Perhaps the greatest encouragement we have for this action is foresight. Scientific measurement and modelling are creating a clear picture of a future to be avoided. International economic management may help us minimize impacts. The media, in all its many forms, may educate and democratize the difficult decisions we must make. We are beginning — just beginning — to think with a planetary consciousness.

One of the most interesting examples of this dynamic is the United Nation's Intergovernmental Panel on Climate Change (IPCC). According to Dr. Spencer Weart, director of the American Institute of Physics Centre in Maryland, USA (New Scientist, Apr. 14-21/07), the IPCC was originally established "to forestall 'alarmist' declarations from self-appointed committees of scientists." To control these scientists, the IPCC was designed to commit them "to repeated rounds of study and debate, forbidding any announcement except by unanimous consensus." A process that should have become "a sure formula for paralysis" instead became its strength. "[T]he power of democratic methods, combined with rational argument, overcame all obstacles," observed Dr. Weart, "[and] the IPCC has evolved into a robust transnational institution that provides authoritative conclusions of grave significance." Indeed, the IPCC has become so authoritative that government policies are now steered by its announcements. The power of reason and open debate has created unprecedented influence.

Local newspapers and environmental columnists, each in their small and humble ways, are part of this same influential process. The role of the columnist is to be as informed, as current, as frank and as honest as possible, so that the commentary will "echo" a society's behaviour back to itself. By urging us toward awareness through the complexity of agreement and disagreement, we can recognize and possibly avert the looming environmental crisis facing us all.

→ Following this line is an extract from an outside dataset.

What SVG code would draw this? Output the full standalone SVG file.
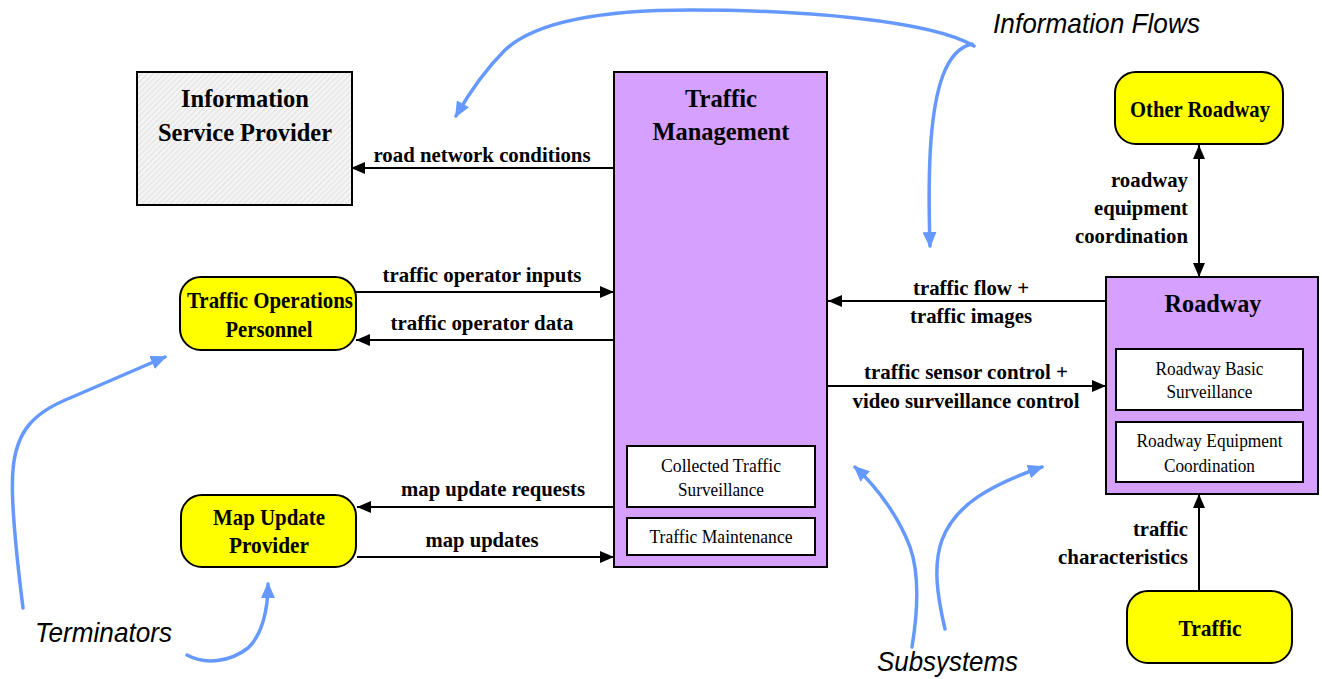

As for the local newspaper, its foundational assumption is that knowing is better than not knowing. Its role is to be an open forum for news and opinion, a place where a community is in conversation with itself. The endeavour may not seem as lofty as that of the IPCC but, when repeated in innumerable locations across the country and around the world, the effect of reasoned and informed dialogue can be equally profound.

We need informed awareness as a prelude to necessary change. Redirecting the course of our modern civilization toward sustainability will also require a special bravery on the part of everyone: publishers, editors, advertisers, columnists, readers, politicians, and that amorphous reflection of our collective selves we call the public. Values will have to alter. Economies will have to be reshaped. Business will have to reinvent itself. The old ideologies that have guided us in the past will have to be adjusted so they are sensitive and responsive to environmental imperatives. We will have to discover greater efficiencies and fresh measures of usefulness.Somehow we must find those ways that allow us to live in sustainable equilibrium on a fragile planet.

Five years seems like a long time for a global civilization that is racing toward its tomorrows with reckless abandon. But we have learned much in these short years. And we have much more to learn, probably with more challenges and changes than we can imagine. Our uncertain future is quickly arriving — day by crucial day.